Что, собственно, и подтвердилось. Вернувшиеся на родину участники были встречены без какого-либо внимания, зачастую подчеркнуто холодно и неприветливо. Морское министерство отказало престарелому отцу Г.Я Седова в его просьбе о хоть какой-то помощи. Научные результаты похода более-менее серьезной обработки дождались уже только в 1920-е годы — те, которые сохранились. А израненный полярными льдами и ветрами «Святой Фока» так и простоял у дальнего архангельского причала в устье Северной Двины, пока мародеры и весенние ледоходы не довершили его разрушение.
Личность Седова, как и многих других исследователей — столь же яркая, сколь и противоречивая. Потому споры и о нем, и о его походе будут продолжаться еще долго. Но бесспорным остается одно — его судьба стала той самой путеводной звездой, которая уже в последующие годы вдохновила не одно поколение уже советских исследователей и моряков. В том числе и через свое воплощение в литературном герое Великого Романа Великой Страны — Иване Львовиче Татаринове, одним из четырех прототипов которого стал Георгий Яковлевич.

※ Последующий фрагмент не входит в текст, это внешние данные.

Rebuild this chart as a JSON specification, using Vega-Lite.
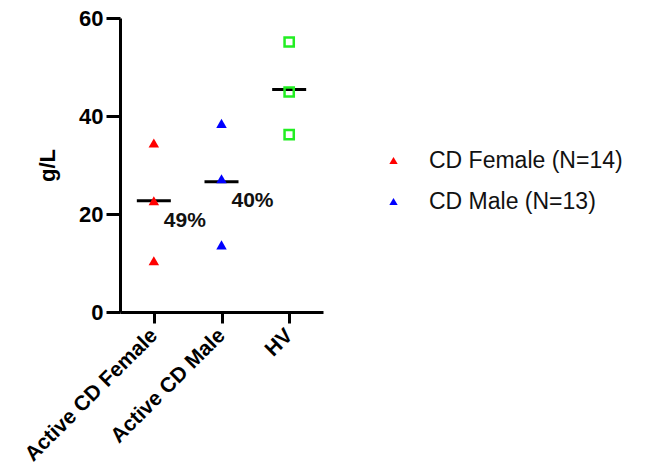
{
  "$schema": "https://vega.github.io/schema/vega-lite/v6.json",
  "width": 203,
  "height": 294,
  "autosize": {"type": "none"},
  "padding": {"left": 120, "top": 18, "right": 334, "bottom": 163},
  "config": {
    "view": {"stroke": null},
    "font": "Liberation Sans",
    "axis": {"grid": false, "domainColor": "black", "domainWidth": 3, "tickColor": "black", "tickWidth": 3, "labelColor": "black", "titleColor": "black", "labelFont": "Liberation Sans", "titleFont": "Liberation Sans"}
  },
  "datasets": {
    "pts": [
      {"group": "Active CD Female", "sex": "CD Female (N=14)", "value": 34.5},
      {"group": "Active CD Female", "sex": "CD Female (N=14)", "value": 22.7},
      {"group": "Active CD Female", "sex": "CD Female (N=14)", "value": 10.45},
      {"group": "Active CD Male", "sex": "CD Male (N=13)", "value": 38.5},
      {"group": "Active CD Male", "sex": "CD Male (N=13)", "value": 27.2},
      {"group": "Active CD Male", "sex": "CD Male (N=13)", "value": 13.7}
    ],
    "hv": [
      {"group": "HV", "value": 55.1},
      {"group": "HV", "value": 44.9},
      {"group": "HV", "value": 36.2}
    ],
    "med": [
      {"group": "Active CD Female", "value": 22.7},
      {"group": "Active CD Male", "value": 26.6},
      {"group": "HV", "value": 45.4}
    ],
    "lab": [
      {"group": "Active CD Female", "value": 18.5, "text": "49%"},
      {"group": "Active CD Male", "value": 22.6, "text": "40%"}
    ]
  },
  "encoding": {
    "x": {"field": "group", "type": "nominal", "sort": ["Active CD Female", "Active CD Male", "HV"],
      "scale": {"type": "point", "padding": 0.5, "domain": ["Active CD Female", "Active CD Male", "HV"]},
      "axis": {"title": null, "labelAngle": -45, "labelAlign": "right", "labelBaseline": "middle", "labelFontSize": 21, "labelFontWeight": "bold", "tickSize": 11, "labelPadding": 9, "labelLimit": 0}},
    "y": {"field": "value", "type": "quantitative",
      "scale": {"domain": [0, 60], "nice": false, "zero": true},
      "axis": {"title": "g/L", "values": [0, 20, 40, 60], "tickSize": 14, "labelFontSize": 22, "labelFontWeight": "bold", "labelPadding": 3, "titleFontSize": 22, "titleFontWeight": "bold", "titlePadding": 19}}
  },
  "layer": [
    {
      "data": {"name": "med"},
      "mark": {"type": "tick", "orient": "horizontal", "size": 34, "thickness": 3, "color": "black", "opacity": 1}
    },
    {
      "data": {"name": "pts"},
      "mark": {"type": "point", "shape": "triangle-up", "filled": true, "size": 110, "opacity": 1},
      "encoding": {
        "color": {"field": "sex", "type": "nominal",
          "scale": {"domain": ["CD Female (N=14)", "CD Male (N=13)"], "range": ["#ff0000", "#0000ff"]},
          "legend": {"title": null, "orient": "none", "legendX": 262, "legendY": 131, "labelFontSize": 23, "labelFont": "Liberation Sans", "labelColor": "#111", "labelLimit": 0, "symbolType": "triangle-up", "symbolSize": 70, "symbolStrokeWidth": 0, "labelOffset": 24, "rowPadding": 17, "symbolOpacity": 1}}
      }
    },
    {
      "data": {"name": "hv"},
      "mark": {"type": "point", "shape": "square", "filled": false, "size": 85, "strokeWidth": 2.5, "color": "#22ee22", "opacity": 1}
    },
    {
      "data": {"name": "lab"},
      "mark": {"type": "text", "fontSize": 21, "fontWeight": "bold", "align": "left", "baseline": "middle", "dx": 10, "color": "#111"},
      "encoding": {"text": {"field": "text"}}
    }
  ]
}
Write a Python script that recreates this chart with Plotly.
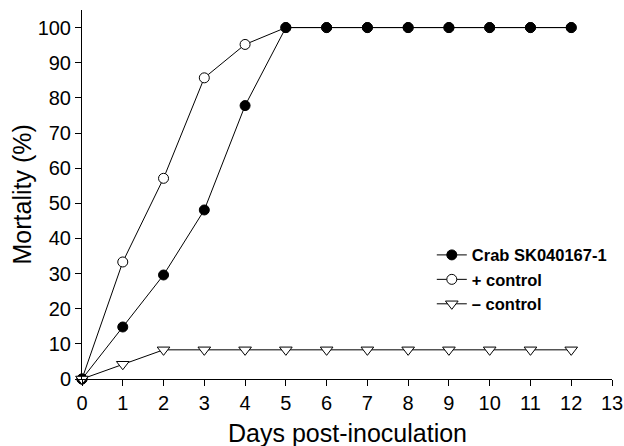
import plotly.graph_objects as go

days = list(range(0, 13))
crab = [0, 14.8, 29.6, 48.1, 77.8, 100, 100, 100, 100, 100, 100, 100, 100]
pos_control = [0, 33.3, 57.1, 85.7, 95.2, 100, 100, 100, 100, 100, 100, 100, 100]
neg_control = [0, 4.2, 8.3, 8.3, 8.3, 8.3, 8.3, 8.3, 8.3, 8.3, 8.3, 8.3, 8.3]
x_ticks = list(range(0, 14))
y_ticks = list(range(0, 101, 10))
x_title = "Days post-inoculation"
y_title = "Mortality (%)"

font_family = "Liberation Sans, Arial, Helvetica, sans-serif"

fig = go.Figure()
fig.add_trace(go.Scatter(
    x=days, y=pos_control, mode="lines+markers", name="+ control", legendrank=2,
    line=dict(color="black", width=1),
    marker=dict(symbol="circle", size=10, color="white", line=dict(color="black", width=1)),
    cliponaxis=False))
fig.add_trace(go.Scatter(
    x=days, y=crab, mode="lines+markers", name="Crab SK040167-1", legendrank=1,
    line=dict(color="black", width=1),
    marker=dict(symbol="circle", size=10, color="black", line=dict(color="black", width=1)),
    cliponaxis=False))
fig.add_trace(go.Scatter(
    x=days, y=neg_control, mode="lines+markers", name="– control", legendrank=3,
    line=dict(color="black", width=1),
    marker=dict(symbol="triangle-down", size=11, color="white", line=dict(color="black", width=1)),
    cliponaxis=False))

fig.update_layout(
    width=624, height=446,
    margin=dict(l=82, r=12, t=10, b=67),
    plot_bgcolor="white", paper_bgcolor="white",
    font=dict(family=font_family, color="black"),
    showlegend=True,
    legend=dict(x=0.66, y=0.383, xanchor="left", yanchor="top",
                font=dict(size=16.5, family="Liberation Sans, Arial, sans-serif", weight="bold"),
                bgcolor="rgba(0,0,0,0)", tracegroupgap=0, itemwidth=30),
    xaxis=dict(range=[0, 13], tickmode="array", tickvals=x_ticks,
               ticks="outside", ticklen=6, tickcolor="black", showline=True,
               linecolor="black", linewidth=1, showgrid=False, zeroline=False,
               tickfont=dict(size=20), automargin=False),
    yaxis=dict(range=[0, 105], tickmode="array", tickvals=y_ticks,
               ticks="outside", ticklen=6, tickcolor="black", showline=True,
               linecolor="black", linewidth=1, showgrid=False, zeroline=False,
               tickfont=dict(size=20), automargin=False),
    annotations=[
        dict(text=x_title, xref="paper", yref="paper", x=0.5, y=0, xanchor="center",
             yanchor="middle", yshift=-54, showarrow=False, font=dict(size=25)),
        dict(text=y_title, xref="paper", yref="paper", x=0, y=0.5, xanchor="center",
             yanchor="middle", xshift=-61, textangle=-90, showarrow=False, font=dict(size=25)),
    ],
)

fig.write_html("out.html", config={"displayModeBar": False},
               post_script="document.body.style.margin='0';document.body.style.overflow='hidden';")
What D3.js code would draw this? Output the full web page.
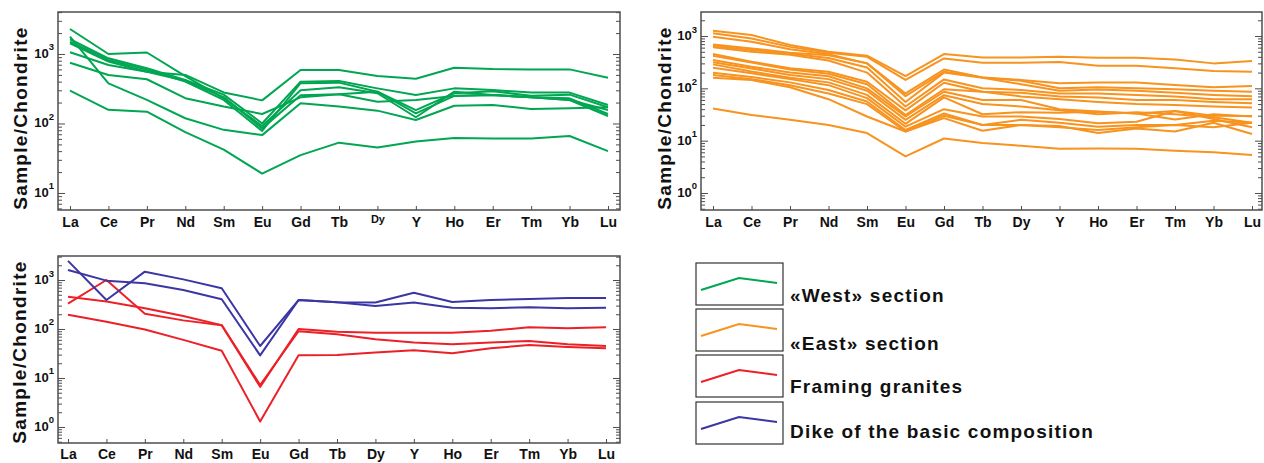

P. S. 17 августа 1977 года атомный ледокол «Арктика» стал первым в истории надводным судном, которому удалось достичь Северного полюса. Тем самым была осуществлена мечта С. О. Макарова. Но в том же походе осуществилась и другая мечта — древко государственного флага СССР, который установили на льду советские полярники, было скреплено с фрагментом древка флага, который нес к Полюсу Георгий Яковлевич Седов.